Ein Verwaltungsrat sagt Nein
Bulcke hatte sich verrechnet. Nicht nur die Vertreter aus Übersee, auch interne Kreise hatten genug von seinem Stil. Der Machtmensch, der Nestlé einst durch komplexe Umbrüche steuerte, war zum Risiko geworden. Die Mehrheit im Verwaltungsrat war nicht mehr hinter ihm – der politische Boden unter seinen Füßen war weg.
Dass er nun noch bis zur Generalversammlung im Amt bleiben darf, ist den Schweizer Regularien geschuldet. Verwaltungsratsmitglieder werden jährlich gewählt. Der symbolische Gesichtsverlust bleibt dennoch vollständig.

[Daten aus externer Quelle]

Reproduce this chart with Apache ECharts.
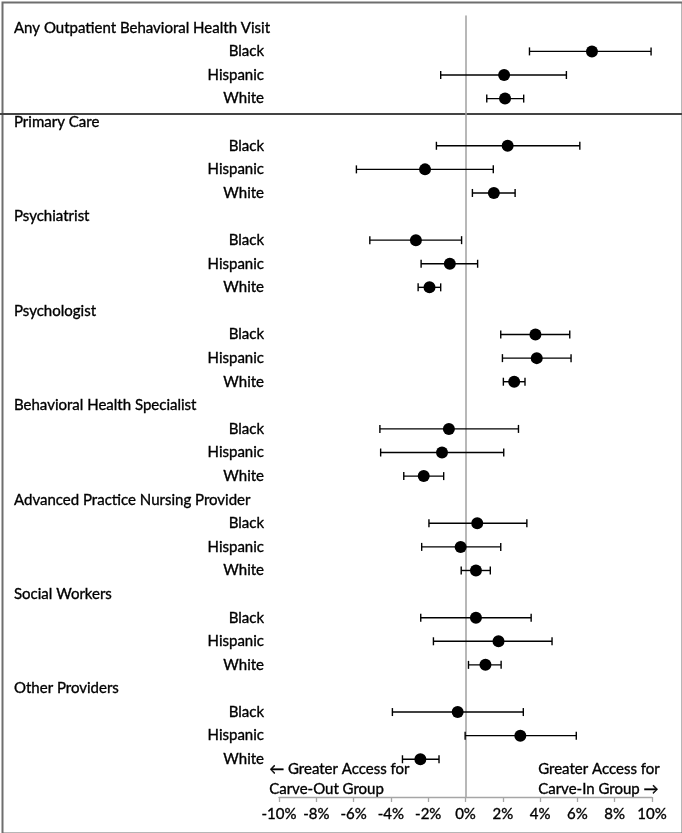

Nestlé zwischen Umbruch und Führungsvakuum
Die Nachfolge ist bereits absehbar: Pablo Isla, langjähriger CEO von Inditex (Zara), soll übernehmen. Ein profilierter Manager mit internationalem Ruf – und ein Gegenentwurf zu Bulcke.
Ob er Nestlé wieder Richtung geben kann, ist offen. Der Konzern braucht jetzt vor allem eines: klare Führung und strategische Kohärenz. Nach Jahren des dirigistischen Managements durch Bulcke hat sich in Vevey eine gewisse innere Leere breitgemacht.
Was bleibt vom „alten Nestlé“?
Paul Bulcke war das Gesicht eines Nestlé-Modells, das auf Stabilität, Disziplin und Hierarchie setzte. Damit war er lange erfolgreich – doch in einer Welt der dezentralen Netzwerke, der Diversität und des Dialogs wirkt dieses Führungsverständnis zunehmend überholt.
Der Abgang des Präsidenten markiert auch einen mentalen Bruch mit der Vergangenheit. Nestlé will sich neu aufstellen – und muss dafür zunächst aufräumen.